I had a bunch of offline responses to “If I knew then, what I know now”, specifically around the point of making something people want or need. Most responses were along the lines of: “What about Facebook and Twitter? No-one knew they wanted them and now they’re huge”, or “What problem did Twitter solve?”.
Funnily enough when I wrote the blog I thought I might get a point along those lines and was going to add two exceptions. But for the purpose of brevity I omitted them. Those two exceptions were “the Facebook/Twitter exception” and “the Apple exception”. Ultimately, they both come back to the same point and aren’t really exceptions to the “Make something people want” rule, so much as nuances, in that you still need to make something people want, it’s just they may not have realised it yet. It’s a bit like the Henry Ford quote about the first motorcars “If you’d have asked people what they wanted, they would have said a faster horse”.

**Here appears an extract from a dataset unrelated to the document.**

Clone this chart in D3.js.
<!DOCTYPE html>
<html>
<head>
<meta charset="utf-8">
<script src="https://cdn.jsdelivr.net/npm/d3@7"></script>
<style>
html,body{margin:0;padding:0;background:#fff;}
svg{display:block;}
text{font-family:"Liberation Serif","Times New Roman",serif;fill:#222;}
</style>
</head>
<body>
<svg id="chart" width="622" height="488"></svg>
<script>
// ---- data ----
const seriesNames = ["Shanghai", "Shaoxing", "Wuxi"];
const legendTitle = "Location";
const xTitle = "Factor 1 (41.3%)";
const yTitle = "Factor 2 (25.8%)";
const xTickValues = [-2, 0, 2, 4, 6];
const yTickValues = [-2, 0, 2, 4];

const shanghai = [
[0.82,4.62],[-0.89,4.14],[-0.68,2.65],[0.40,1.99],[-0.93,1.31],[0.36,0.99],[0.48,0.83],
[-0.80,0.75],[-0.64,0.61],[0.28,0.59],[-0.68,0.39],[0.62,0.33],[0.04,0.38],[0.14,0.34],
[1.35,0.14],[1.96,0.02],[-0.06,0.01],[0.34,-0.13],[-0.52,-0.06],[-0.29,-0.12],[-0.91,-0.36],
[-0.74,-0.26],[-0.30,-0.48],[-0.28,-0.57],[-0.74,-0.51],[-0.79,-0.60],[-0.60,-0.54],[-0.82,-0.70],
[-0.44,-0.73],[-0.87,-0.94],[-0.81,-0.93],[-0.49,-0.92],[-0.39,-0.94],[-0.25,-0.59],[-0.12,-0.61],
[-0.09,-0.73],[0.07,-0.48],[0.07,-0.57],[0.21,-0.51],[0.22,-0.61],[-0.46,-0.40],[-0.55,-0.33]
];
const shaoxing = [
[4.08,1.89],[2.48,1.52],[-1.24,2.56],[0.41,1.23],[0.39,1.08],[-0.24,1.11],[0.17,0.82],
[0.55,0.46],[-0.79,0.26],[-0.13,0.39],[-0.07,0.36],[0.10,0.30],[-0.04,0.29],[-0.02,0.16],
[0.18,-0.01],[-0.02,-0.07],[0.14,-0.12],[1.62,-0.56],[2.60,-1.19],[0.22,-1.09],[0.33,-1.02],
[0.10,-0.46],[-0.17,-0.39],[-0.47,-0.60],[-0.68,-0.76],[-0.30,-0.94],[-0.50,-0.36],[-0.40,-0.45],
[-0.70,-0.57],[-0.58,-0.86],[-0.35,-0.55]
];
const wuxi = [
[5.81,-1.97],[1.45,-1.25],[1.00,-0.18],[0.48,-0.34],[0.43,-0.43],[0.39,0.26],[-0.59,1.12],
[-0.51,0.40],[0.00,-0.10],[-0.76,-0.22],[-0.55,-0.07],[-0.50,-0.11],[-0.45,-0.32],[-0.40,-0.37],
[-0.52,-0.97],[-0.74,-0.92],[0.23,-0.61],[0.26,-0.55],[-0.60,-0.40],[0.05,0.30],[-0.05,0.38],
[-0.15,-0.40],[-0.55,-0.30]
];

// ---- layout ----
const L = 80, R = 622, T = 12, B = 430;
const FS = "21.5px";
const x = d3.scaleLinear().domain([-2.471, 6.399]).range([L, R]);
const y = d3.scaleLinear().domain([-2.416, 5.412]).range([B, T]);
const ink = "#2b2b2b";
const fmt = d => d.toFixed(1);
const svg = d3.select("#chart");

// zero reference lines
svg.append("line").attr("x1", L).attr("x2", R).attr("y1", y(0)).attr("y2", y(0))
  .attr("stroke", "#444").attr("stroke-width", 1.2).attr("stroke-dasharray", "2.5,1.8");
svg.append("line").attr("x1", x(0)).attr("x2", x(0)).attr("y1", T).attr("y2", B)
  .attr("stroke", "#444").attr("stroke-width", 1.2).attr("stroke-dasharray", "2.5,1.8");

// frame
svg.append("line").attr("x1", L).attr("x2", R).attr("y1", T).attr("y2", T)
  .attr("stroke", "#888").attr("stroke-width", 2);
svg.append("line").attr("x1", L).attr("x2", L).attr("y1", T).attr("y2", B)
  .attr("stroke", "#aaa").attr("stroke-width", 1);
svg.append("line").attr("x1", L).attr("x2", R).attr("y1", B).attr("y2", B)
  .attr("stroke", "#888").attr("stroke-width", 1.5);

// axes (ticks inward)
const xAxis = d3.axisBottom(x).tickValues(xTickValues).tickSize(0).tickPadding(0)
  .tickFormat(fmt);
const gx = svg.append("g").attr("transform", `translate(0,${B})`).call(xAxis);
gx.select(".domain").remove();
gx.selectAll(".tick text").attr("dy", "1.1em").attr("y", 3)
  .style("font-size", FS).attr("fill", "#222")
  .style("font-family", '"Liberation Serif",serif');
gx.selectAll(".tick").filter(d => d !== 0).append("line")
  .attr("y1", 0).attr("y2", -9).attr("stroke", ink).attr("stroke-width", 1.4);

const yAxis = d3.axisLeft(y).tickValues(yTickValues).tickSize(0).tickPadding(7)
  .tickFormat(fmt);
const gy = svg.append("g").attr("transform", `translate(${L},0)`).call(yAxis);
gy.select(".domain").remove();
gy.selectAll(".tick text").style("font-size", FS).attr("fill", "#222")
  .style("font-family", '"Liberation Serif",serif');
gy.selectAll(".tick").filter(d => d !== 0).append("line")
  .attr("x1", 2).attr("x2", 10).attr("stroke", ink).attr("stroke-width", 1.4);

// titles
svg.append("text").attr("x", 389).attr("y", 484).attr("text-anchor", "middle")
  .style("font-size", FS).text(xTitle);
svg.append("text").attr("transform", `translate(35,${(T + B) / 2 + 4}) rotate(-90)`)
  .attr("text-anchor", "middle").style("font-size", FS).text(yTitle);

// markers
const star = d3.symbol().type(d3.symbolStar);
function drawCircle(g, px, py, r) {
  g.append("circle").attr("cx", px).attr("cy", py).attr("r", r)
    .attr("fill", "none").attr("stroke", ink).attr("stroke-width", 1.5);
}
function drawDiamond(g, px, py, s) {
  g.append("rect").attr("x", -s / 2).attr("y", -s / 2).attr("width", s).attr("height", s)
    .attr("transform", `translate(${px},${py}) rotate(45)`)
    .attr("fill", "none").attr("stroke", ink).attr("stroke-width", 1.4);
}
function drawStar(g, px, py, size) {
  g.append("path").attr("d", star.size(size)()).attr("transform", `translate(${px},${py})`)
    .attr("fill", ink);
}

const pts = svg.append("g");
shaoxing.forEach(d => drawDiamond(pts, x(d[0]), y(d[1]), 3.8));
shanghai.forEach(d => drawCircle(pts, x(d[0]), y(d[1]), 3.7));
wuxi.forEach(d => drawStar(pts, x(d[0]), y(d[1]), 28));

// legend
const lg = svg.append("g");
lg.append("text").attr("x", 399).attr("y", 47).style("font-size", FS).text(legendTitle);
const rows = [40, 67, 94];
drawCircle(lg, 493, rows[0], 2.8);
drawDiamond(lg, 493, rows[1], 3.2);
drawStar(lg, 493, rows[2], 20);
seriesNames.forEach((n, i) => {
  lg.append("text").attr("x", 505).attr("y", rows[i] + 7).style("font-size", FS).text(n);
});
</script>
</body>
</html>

- The Apple exception – The way that Apple have done this so successfully is to solve a problem / answer a need that they had themselves or make something they wanted i.e., the first Apple computer was the personal computer that Steve Wozniak always wanted but couldn’t afford, and the iPhone is the phone that Steve Jobs always wanted
- The Twitter exception – again these guys may not have been solving a need you knew you had but really that’s what they’ve done. They did it slightly differently to Apple to my mind in that they made something completely revolutionary and relied partly on an interesting new concept/product and partly on buzz to get users in the short-term, before quickly iterating based on what they saw and heard from users to help make that something that people wanted, to sustain themselves in the long-term. Compare and contrast your original reasons for using Facebook or Twitter to why you use it today; or even the founders’ original visions for these companies with where they are today
Like we’ve seen with Apple, Facebook and Twitter this can be hugely successful but it’s important to note two things: 1) All these companies in their own way could show some type of demand (i.e., at least they wanted what they were building) or demand by proxy (that there was a lot of people using a hacked together/inferior solution because their product didn’t exist); 2) Ostensibly paradoxically, in many ways some of the most revolutionary services are those that listen to and observe their users behaviour the best e.g., look at how quickly Facebook fix something when they get a bad reaction from their users; or even better, look at PayPal, they originally set out to do payments by Palm Pilot and email, and went so far as to discourage E-bay purchasers from using their service before realising that these guys could be the bedrock of their business!
Ultimately, I still maintain my point that, however you achieve it, the goal should be to make something people want, and have somehow shown they want, even if they don’t necessarily know it themselves yet.